KELLEGÖZ T., TOKLU B.

INTERNATIONAL JOURNAL OF PRODUCTION RESEARCH, cilt.53, sa.3, ss.736-756, 2015 (SCI-Expanded) identifier identifier

  • Yayın Türü: Makale / Tam Makale
  • Cilt numarası: 53 Sayı: 3
  • Basım Tarihi: 2015
  • Doi Numarası: 10.1080/00207543.2014.920548
  • Dergi Adı: INTERNATIONAL JOURNAL OF PRODUCTION RESEARCH
  • Derginin Tarandığı İndeksler: Science Citation Index Expanded (SCI-EXPANDED), Scopus
  • Sayfa Sayıları: ss.736-756
  • Anahtar Kelimeler: genetic algorithms, line balancing, parallel multi-manned stations, constructive heuristic, integer programming, MODEL, ALGORITHM
  • Gazi Üniversitesi Adresli: Evet

Özet

Assembly lines of big-size products such as buses, trucks and helicopters are very different from the lines studied in the literature. These products' manufacturing processes have a lot of tasks most of which have long task times. Since traditional assembly line models including only one worker in each station (i.e. simple assembly lines) or at most two workers (two-sided assembly lines) may not be suitable for manufacturing these type of products, they need much larger shop floor for a number of stations and long product flow times.

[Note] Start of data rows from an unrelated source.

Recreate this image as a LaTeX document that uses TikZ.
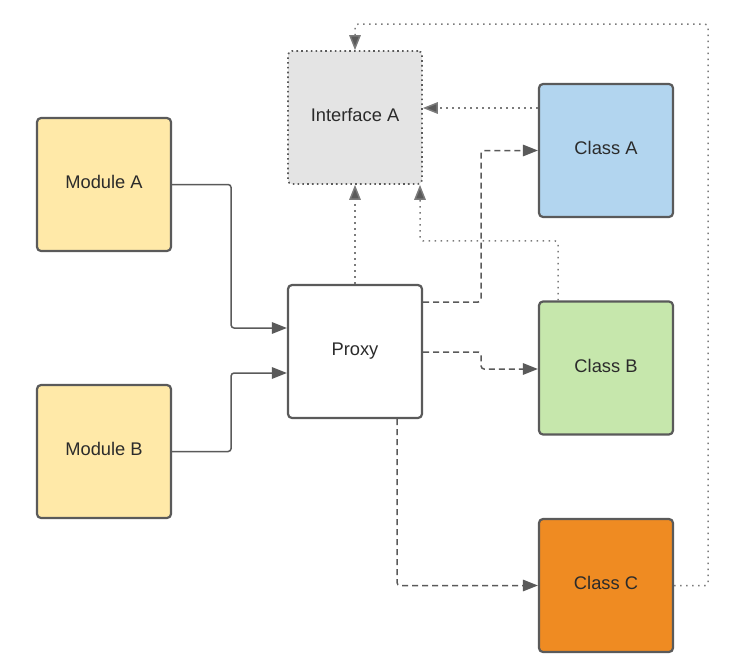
\documentclass[tikz,border=0pt]{standalone}
\usepackage{fontspec}
\setmainfont{Liberation Sans}
\usetikzlibrary{arrows.meta}
\definecolor{edgec}{HTML}{5A5A5A}
\definecolor{textc}{HTML}{2B2B2B}
\definecolor{yel}{HTML}{FFE9A8}
\definecolor{blu}{HTML}{B2D5EF}
\definecolor{grn}{HTML}{C6E7AC}
\definecolor{org}{HTML}{EF8B22}
\definecolor{gry}{HTML}{E4E4E4}
\tikzset{
  box/.style={draw=edgec, line width=2.2pt, rounded corners=4pt, minimum width=134pt, minimum height=133pt, inner sep=0pt, text=textc, text height=13.4pt, text depth=5pt, font=\fontsize{18.3}{20}\selectfont},
  dotbox/.style={box, line width=1.7pt, dash pattern=on 1.6pt off 3.2pt},
  conn/.style={draw=edgec, line width=1.5pt, rounded corners=3pt, -{Triangle[length=15pt,width=11.5pt]}},
  solidc/.style={conn},
  dashc/.style={conn, dash pattern=on 6pt off 4pt},
  dotc/.style={conn, draw=edgec!80, line width=1.5pt, dash pattern=on 1.5pt off 4.5pt, -{Triangle[length=15pt,width=11.5pt,fill=edgec]}}
}
\begin{document}
\begin{tikzpicture}[x=1pt,y=-1pt]
\useasboundingbox (0,0) rectangle (750,669);
\node[box, fill=yel] (modA) at (104,184.5) {Module A};
\node[box, fill=yel] (modB) at (104,451.5) {Module B};
\node[dotbox, fill=gry] (iface) at (355,117.5) {Interface A};
\node[box, fill=blu] (classA) at (606,150.5) {Class A};
\node[box, fill=white] (proxy) at (355,351.5) {Proxy};
\node[box, fill=grn] (classB) at (606,368) {Class B};
\node[box, fill=org] (classC) at (606,585.5) {Class C};

\draw[solidc] (modA.east) -- ++(59,0) |- ([yshift=23.5pt]proxy.west);
\draw[solidc] (modB.east) -- ++(59,0) |- ([yshift=-21.5pt]proxy.west);

\draw[dotc] (proxy.north) -- (iface.south);
\draw[dotc] ([xshift=-48pt]classB.north) -- ++(0,-59.5) -| ([xshift=65pt]iface.south);
\coordinate (ca1) at ([yshift=42.5pt]classA.west);
\draw[dotc] (ca1) -- (ca1 -| iface.east);
\draw[dotc] (classC.east) -- ++(34,0) |- ([yshift=26pt]iface.north) -- (iface.north);

\draw[dashc] ([yshift=49.5pt]proxy.east) -- ++(58,0) |- (classA.west);
\draw[dashc] ([yshift=-0.5pt]proxy.east) -- ++(58,0) |- ([yshift=-1pt]classB.west);
\coordinate (pb) at ([xshift=42pt]proxy.south);
\draw[dashc] (pb) |- (classC.west);
\end{tikzpicture}
\end{document}
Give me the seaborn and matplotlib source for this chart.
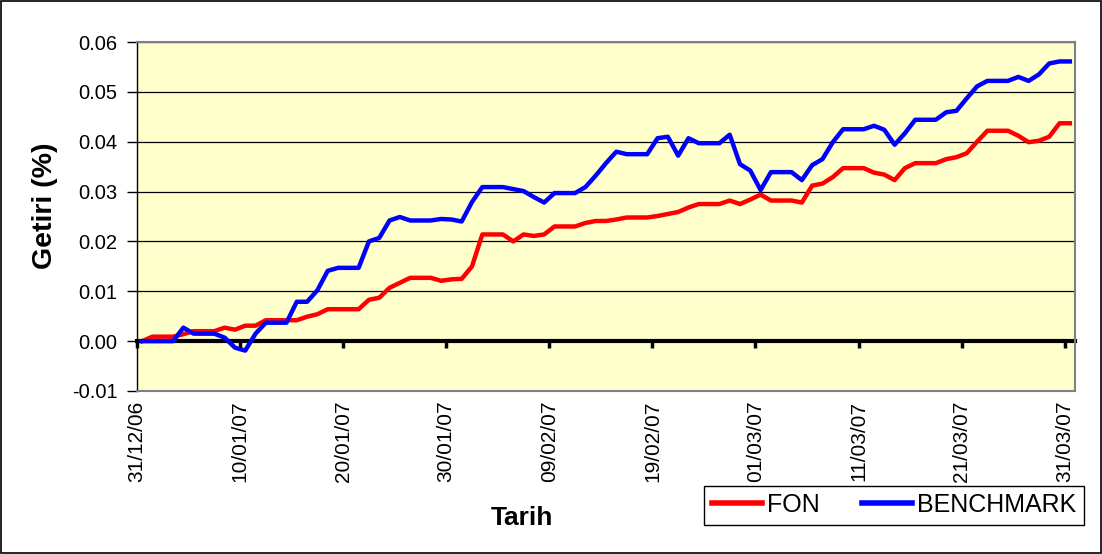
import numpy as np
import pandas as pd
import matplotlib
matplotlib.use('Agg')
import matplotlib.pyplot as plt
import seaborn as sns
from matplotlib.patches import Rectangle
from matplotlib.ticker import FormatStrFormatter

# Daily returns, 31/12/06 .. 31/03/07
fon = [0.0000, 0.0009, 0.0009, 0.0009, 0.0014, 0.0020, 0.0020, 0.0020, 0.0027, 0.0023,
       0.0031, 0.0031, 0.0042, 0.0042, 0.0042, 0.0042, 0.0049, 0.0054, 0.0064, 0.0064,
       0.0064, 0.0064, 0.0083, 0.0087, 0.0107, 0.0117, 0.0127, 0.0127, 0.0127, 0.0121,
       0.0124, 0.0125, 0.0150, 0.0214, 0.0214, 0.0214, 0.0200, 0.0214, 0.0211, 0.0214,
       0.0230, 0.0230, 0.0230, 0.0237, 0.0241, 0.0241, 0.0244, 0.0248, 0.0248, 0.0248,
       0.0251, 0.0255, 0.0259, 0.0268, 0.0275, 0.0275, 0.0275, 0.0282, 0.0275, 0.0284,
       0.0294, 0.0282, 0.0282, 0.0282, 0.0278, 0.0312, 0.0316, 0.0329, 0.0347, 0.0347,
       0.0347, 0.0338, 0.0334, 0.0323, 0.0347, 0.0357, 0.0357, 0.0357, 0.0365, 0.0369,
       0.0377, 0.0400, 0.0422, 0.0422, 0.0422, 0.0412, 0.0399, 0.0402, 0.0410, 0.0437,
       0.0437]
benchmark = [0.0000, 0.0000, 0.0000, 0.0000, 0.0027, 0.0015, 0.0015, 0.0015, 0.0007, -0.0013,
             -0.0019, 0.0015, 0.0037, 0.0037, 0.0037, 0.0079, 0.0079, 0.0102, 0.0141, 0.0147,
             0.0147, 0.0147, 0.0200, 0.0207, 0.0242, 0.0249, 0.0242, 0.0242, 0.0242, 0.0245,
             0.0244, 0.0240, 0.0279, 0.0309, 0.0309, 0.0309, 0.0305, 0.0301, 0.0289, 0.0278,
             0.0297, 0.0297, 0.0297, 0.0309, 0.0332, 0.0357, 0.0380, 0.0375, 0.0375, 0.0375,
             0.0407, 0.0410, 0.0372, 0.0407, 0.0397, 0.0397, 0.0397, 0.0414, 0.0355, 0.0342,
             0.0303, 0.0339, 0.0339, 0.0339, 0.0323, 0.0353, 0.0365, 0.0399, 0.0425, 0.0425,
             0.0425, 0.0432, 0.0424, 0.0394, 0.0417, 0.0444, 0.0444, 0.0444, 0.0459, 0.0462,
             0.0487, 0.0511, 0.0522, 0.0522, 0.0522, 0.0530, 0.0522, 0.0535, 0.0557, 0.0561,
             0.0561]
series_names = ['FON', 'BENCHMARK']
tick_labels = ['31/12/06', '10/01/07', '20/01/07', '30/01/07', '09/02/07',
               '19/02/07', '01/03/07', '11/03/07', '21/03/07', '31/03/07']
y_ticks = [-0.01, 0.00, 0.01, 0.02, 0.03, 0.04, 0.05, 0.06]

n = len(fon)
# each day sits in the middle of its slot (Excel date axis)
day_pos = np.arange(n) + 0.5
df = pd.DataFrame({
    'gun': np.concatenate([day_pos, day_pos]),
    'getiri': fon + benchmark,
    'seri': [series_names[0]] * n + [series_names[1]] * n,
})

plt.rcParams['font.family'] = ['Liberation Sans', 'DejaVu Sans']

fig = plt.figure(figsize=(11.02, 5.54), dpi=100)
ax = fig.add_axes([137 / 1102, 1 - 391 / 554, 938 / 1102, 349 / 554])
ax.set_facecolor('#FFFFCC')

sns.lineplot(data=df, x='gun', y='getiri', hue='seri', hue_order=series_names,
             palette={'FON': '#FF0000', 'BENCHMARK': '#0000FF'},
             linewidth=3.2, errorbar=None, ax=ax)

ax.set_xlim(0, n)
ax.set_ylim(-0.01, 0.06)
ax.set_yticks(y_ticks)
ax.yaxis.set_major_formatter(FormatStrFormatter('%.2f'))
ax.set_xticks(np.arange(0, n, 10), tick_labels)
ax.grid(axis='y', color='black', linewidth=0.9)
ax.grid(axis='x', visible=False)
ax.set_axisbelow(True)

ax.tick_params(axis='x', length=0, pad=7, labelsize=15, labelrotation=90)
ax.tick_params(axis='y', direction='out', length=7, width=1, color='black',
               pad=7, labelsize=14.5)
for side in ['top', 'right', 'bottom']:
    ax.spines[side].set_color('#808080')
    ax.spines[side].set_linewidth(1.5)
ax.spines['left'].set_color('black')
ax.spines['left'].set_linewidth(1)

# thick zero axis with its tick marks
zero_ax = ax.secondary_xaxis(1 / 7)
zero_ax.set_alignment('bottom')
zero_ax.set_xticks(np.arange(0, n, 10), [])
zero_ax.tick_params(axis='x', direction='out', length=5, width=2.5, color='black')
zero_ax.spines['bottom'].set_linewidth(3)
zero_ax.spines['bottom'].set_color('black')

ax.set_xlabel('Tarih', fontsize=19, fontweight='bold')
ax.xaxis.set_label_coords((522 - 137) / 938, (391 - 518) / 349)
ax.xaxis.label.set_va('center')
ax.set_ylabel('Getiri (%)', fontsize=20.5, fontweight='bold')
ax.yaxis.set_label_coords((45 - 137) / 938, (391 - 206) / 349)
ax.yaxis.label.set_va('center')

handles, labels = ax.get_legend_handles_labels()
ax.get_legend().remove()
fig.legend(handles, labels, loc='center', bbox_to_anchor=(894 / 1102, 1 - 505 / 554),
           bbox_transform=fig.transFigure, ncol=2, fontsize=18, frameon=True,
           fancybox=False, edgecolor='black', framealpha=1, handlelength=2.0,
           columnspacing=1.7, handletextpad=0.2, borderpad=0.3)
for line in fig.legends[0].get_lines():
    line.set_linewidth(4)
fig.legends[0].get_frame().set_linewidth(1)

fig.patches.append(Rectangle((0.001, 0.001), 0.998, 0.997, transform=fig.transFigure,
                             fill=False, edgecolor='black', linewidth=1.2))

fig.savefig('out.png', dpi=100)
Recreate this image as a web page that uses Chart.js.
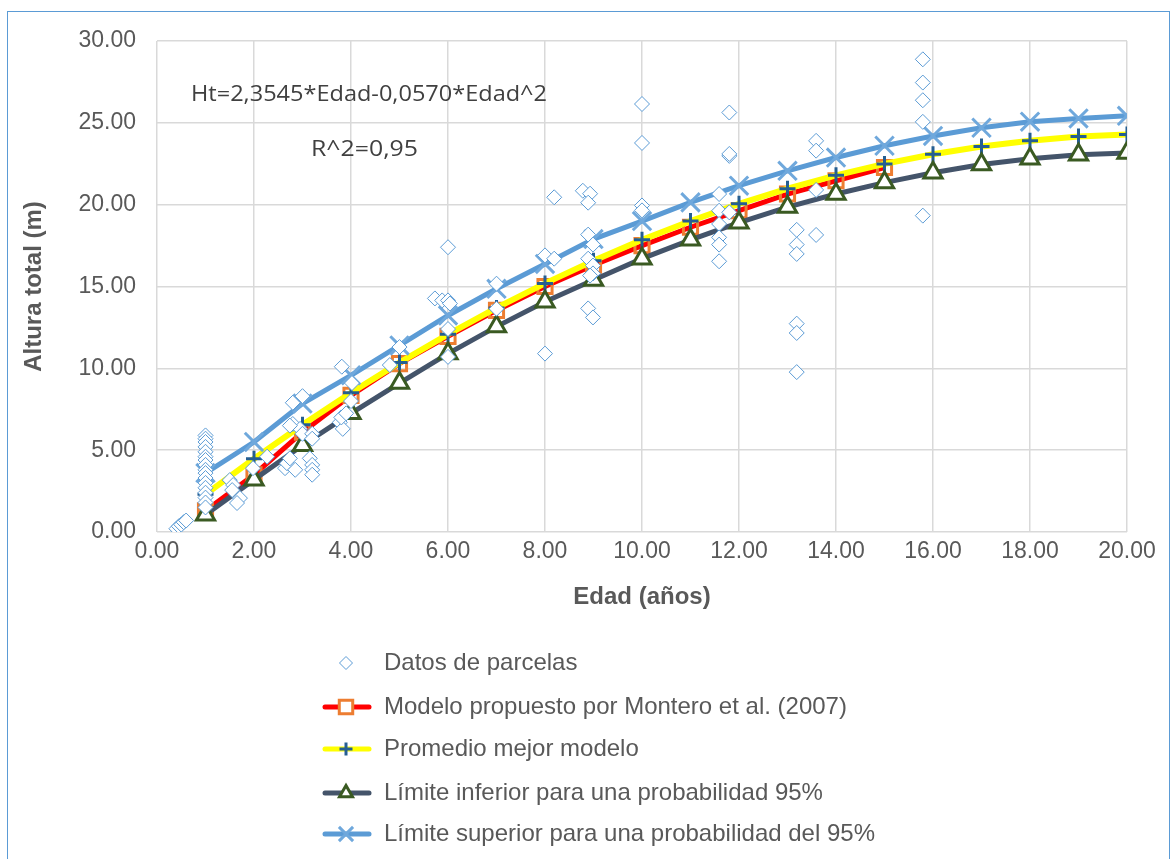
<!DOCTYPE html>
<html><head><meta charset="utf-8">
<script src="https://cdn.jsdelivr.net/npm/chart.js@4.4.1/dist/chart.umd.min.js"></script>
<style>
html,body{margin:0;padding:0;background:#fff;}
#frame{position:absolute;left:7px;top:11px;width:1163px;height:900px;border:1px solid #5B9BD5;box-sizing:border-box;}
#wrap{position:absolute;left:0;top:0;width:1176px;height:859px;}
</style></head><body>
<div id="frame"></div>
<div id="wrap"><canvas id="c"></canvas></div>
<script>
// ---- data ----
const parcelasEdad = [0.40,0.45,0.50,0.55,0.60,
  1,1,1,1,1,1,1,1,1,1,1,1,1,1,1,1,1,
  1.50,1.57,1.55,1.71,1.65,
  1.98,2.27,
  2.64,2.68,2.74,2.85,2.80,3.00,2.80,2.95,3.00,3.20,3.20,3.15,3.20,3.20,3.20,2.74,
  3.77,3.83,3.80,4.00,3.81,4.02,3.90,
  4.80,5.00,
  5.73,5.88,6.00,6.04,6.00,6.00,6.00,
  7.00,7.00,
  8.00,8.19,8.00,8.19,
  8.78,8.93,8.89,8.89,8.99,8.89,8.99,8.99,8.93,8.89,8.99,
  10,10,10,10,
  11.8,11.8,11.8,11.59,11.59,11.8,11.59,11.59,11.59,11.59,
  13.19,13.19,13.19,13.59,13.59,13.59,13.59,13.19,13.19,13.19,
  15.79,15.79,15.79,15.79,15.79];
const parcelasAltura = [0.20,0.35,0.45,0.60,0.70,
  5.9,5.7,5.5,5.2,4.9,4.6,4.4,4.1,3.8,3.6,3.3,3.0,2.7,2.4,2.1,1.8,1.5,
  3.17,2.87,2.56,2.07,1.77,
  3.90,4.60,
  3.90,4.20,4.50,3.80,7.90,8.30,6.60,6.30,6.00,6.00,5.70,4.50,4.10,3.80,3.50,6.50,
  6.70,6.30,7.00,8.00,10.10,9.10,7.25,
  10.20,11.30,
  14.27,14.15,14.15,13.96,12.40,10.70,17.40,
  15.17,13.64,
  16.90,16.70,10.90,20.45,
  20.85,20.67,20.12,18.17,17.56,16.70,16.28,15.80,15.67,13.66,13.11,
  26.15,23.77,19.95,19.65,
  25.63,22.98,23.10,20.65,19.63,19.53,18.82,18.00,17.56,16.54,
  18.46,17.56,16.99,18.15,23.90,23.30,20.90,12.73,12.16,9.77,
  28.88,27.46,26.38,25.06,19.33];

const edadMontero = [1,2,3,4,5,6,7,8,9,10,11,12,13,14,15];
const alturaMontero = [1.30,3.50,6.10,8.35,10.29,11.95,13.54,15.00,16.30,17.50,18.62,19.63,20.65,21.46,22.27];

const edadModelo = [1,2,3,4,5,6,7,8,9,10,11,12,13,14,15,16,17,18,19,20];
const alturaPromedio = [2.30,4.48,6.55,8.51,10.35,12.08,13.69,15.19,16.57,17.85,19.00,20.05,20.98,21.79,22.49,23.08,23.55,23.91,24.16,24.29];
const alturaInferior = [1.05,3.20,5.30,7.25,9.10,10.90,12.55,14.07,15.40,16.70,17.85,18.90,19.85,20.65,21.35,21.95,22.45,22.80,23.05,23.15];
const alturaSuperior = [3.60,5.50,7.85,9.57,11.40,13.23,14.86,16.38,17.90,19.00,20.14,21.16,22.07,22.88,23.60,24.20,24.70,25.07,25.27,25.43];

const xTicks = [0,2,4,6,8,10,12,14,16,18,20];
const yTicks = [0,5,10,15,20,25,30];

const nombres = ['Datos de parcelas','Modelo propuesto por Montero et al. (2007)','Promedio mejor modelo','Límite inferior para una probabilidad 95%','Límite superior para una probabilidad del 95%'];
const ecuacion = 'Ht=2,3545*Edad-0,0570*Edad^2';
const r2 = 'R^2=0,95';

// ---- build ----
const pts = (xs, ys) => xs.map((x,i)=>({x:x, y:ys[i]}));
const TXT = '#595959';
const FONT = 'Liberation Sans, Arial, sans-serif';

const datasets = [
  {label:nombres[0], data:pts(parcelasEdad,parcelasAltura), showLine:false, pointStyle:'rectRot', pointRadius:7.5,
   pointBorderColor:'#5B9BD5', pointBackgroundColor:'#ffffff', pointBorderWidth:1, order:0,
   lg:{style:'rectRot', r:6.5, color:'#5B9BD5', fill:'#fff', bw:1, line:null}},
  {label:nombres[1], data:pts(edadMontero,alturaMontero), showLine:true, borderColor:'#FF0000', borderWidth:5,
   pointStyle:'rect', pointRadius:10, pointBorderColor:'#ED7D31', pointBackgroundColor:'rgba(255,255,255,0)', pointBorderWidth:3, order:4,
   lg:{style:'rect', r:9.5, color:'#ED7D31', fill:'#fff', bw:3, line:'#FF0000'}},
  {label:nombres[2], data:pts(edadModelo,alturaPromedio), showLine:true, borderColor:'#FFFF00', borderWidth:6,
   pointStyle:'cross', pointRadius:8, pointBorderColor:'#255E91', pointBackgroundColor:'#255E91', pointBorderWidth:3, order:3,
   lg:{style:'cross', r:6.5, color:'#255E91', fill:'#255E91', bw:3, line:'#FFFF00'}},
  {label:nombres[3], data:pts(edadModelo,alturaInferior), showLine:true, borderColor:'#44546A', borderWidth:5,
   pointStyle:'triangle', pointRadius:10.5, pointBorderColor:'#3A5A22', pointBackgroundColor:'#ffffff', pointBorderWidth:3, order:2,
   lg:{style:'triangle', r:7.5, color:'#3A5A22', fill:'#fff', bw:3, line:'#44546A'}},
  {label:nombres[4], data:pts(edadModelo,alturaSuperior), showLine:true, borderColor:'#5B9BD5', borderWidth:5,
   pointStyle:'crossRot', pointRadius:13, pointBorderColor:'#6FA8DC', pointBackgroundColor:'#6FA8DC', pointBorderWidth:3, order:1,
   lg:{style:'crossRot', r:10, color:'#6FA8DC', fill:'#6FA8DC', bw:3, line:'#5B9BD5'}}
];

function fitText(ctx, text, x, y, width){
  const w = ctx.measureText(text).width;
  ctx.save();
  ctx.translate(x, y);
  ctx.scale(width / w, 1);
  ctx.fillText(text, 0, 0);
  ctx.restore();
}

const extras = {
  id:'extras',
  afterDraw(chart){
    const ctx = chart.ctx;
    ctx.save();
    // annotation
    ctx.fillStyle = '#404040';
    ctx.font = '22px "Open Sans", sans-serif';
    ctx.textBaseline = 'middle';
    ctx.textAlign = 'left';
    fitText(ctx, ecuacion, 191, 95, 356);
    fitText(ctx, r2, 311, 150, 107);
    // legend
    const ys = [663,707,749,793,834];
    datasets.forEach((d,i)=>{
      const y = ys[i];
      const lg = d.lg;
      if (lg.line){
        ctx.strokeStyle = lg.line; ctx.lineWidth = 5; ctx.lineCap='round';
        ctx.beginPath(); ctx.moveTo(325,y); ctx.lineTo(369,y); ctx.stroke();
      }
      ctx.lineCap='butt';
      ctx.strokeStyle = lg.color; ctx.fillStyle = lg.fill; ctx.lineWidth = lg.bw;
      Chart.helpers.drawPoint(ctx, {pointStyle:lg.style, radius:lg.r, rotation:0, borderWidth:lg.bw}, 346, y);
      ctx.fillStyle = TXT;
      ctx.font = '24px ' + FONT;
      ctx.textBaseline='middle'; ctx.textAlign='left';
      ctx.fillText(d.label, 384, y);
    });
    ctx.restore();
  }
};

new Chart(document.getElementById('c'), {
  type:'scatter',
  data:{datasets},
  options:{
    responsive:true, maintainAspectRatio:false, animation:false, devicePixelRatio:1,
    layout:{padding:{left:20,right:49,top:41,bottom:247}},
    plugins:{legend:{display:false}, tooltip:{enabled:false}},
    scales:{
      x:{type:'linear', min:0, max:20,
        afterBuildTicks:s=>{s.ticks = xTicks.map(v=>({value:v}));},
        ticks:{callback:v=>v.toFixed(2), font:{family:FONT,size:23}, color:TXT, padding:6, maxRotation:0, autoSkip:false},
        grid:{color:'#D9D9D9', lineWidth:1.5, drawTicks:false}, border:{display:false},
        title:{display:true, text:'Edad (años)', font:{family:FONT,size:24,weight:'bold'}, color:TXT, padding:{top:0,bottom:0}},
        afterFit:s=>{s.height=80;}},
      y:{type:'linear', min:0, max:30,
        afterBuildTicks:s=>{s.ticks = yTicks.map(v=>({value:v}));},
        ticks:{callback:v=>v.toFixed(2), font:{family:FONT,size:23}, color:TXT, padding:21, autoSkip:false},
        grid:{color:'#D9D9D9', lineWidth:1.5, drawTicks:false}, border:{display:false},
        title:{display:true, text:'Altura total (m)', font:{family:FONT,size:24,weight:'bold'}, color:TXT, padding:{top:0,bottom:0}},
        afterFit:s=>{s.width=137;}}
    }
  },
  plugins:[extras]
});
</script>
</body></html>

In this study, an assembly line balancing problem (ALBP) with parallel multi-manned stations is considered. Following the problem definition, a mixed integer programming formulation is developed. A detailed study of priority rules for simple ALBPs is also presented, and a new efficient constructive heuristic algorithm based on priority rules is proposed. In order to improve solutions found by the constructive heuristic, a genetic algorithm-based solution procedure is also presented. Benchmark instances in the literature are solved by using the proposed mathematical programming formulation. It has been seen that only some of the small-size instances can be solved optimally by this way. So the efficiency of the proposed heuristic method is verified in small-size instances whose optimal solutions are found. For medium- and big-size instances, heuristics' results and CPU times are demonstrated. A comparative evaluation with a branch and bound algorithm that can be found in the literature is also carried out, and results are presented.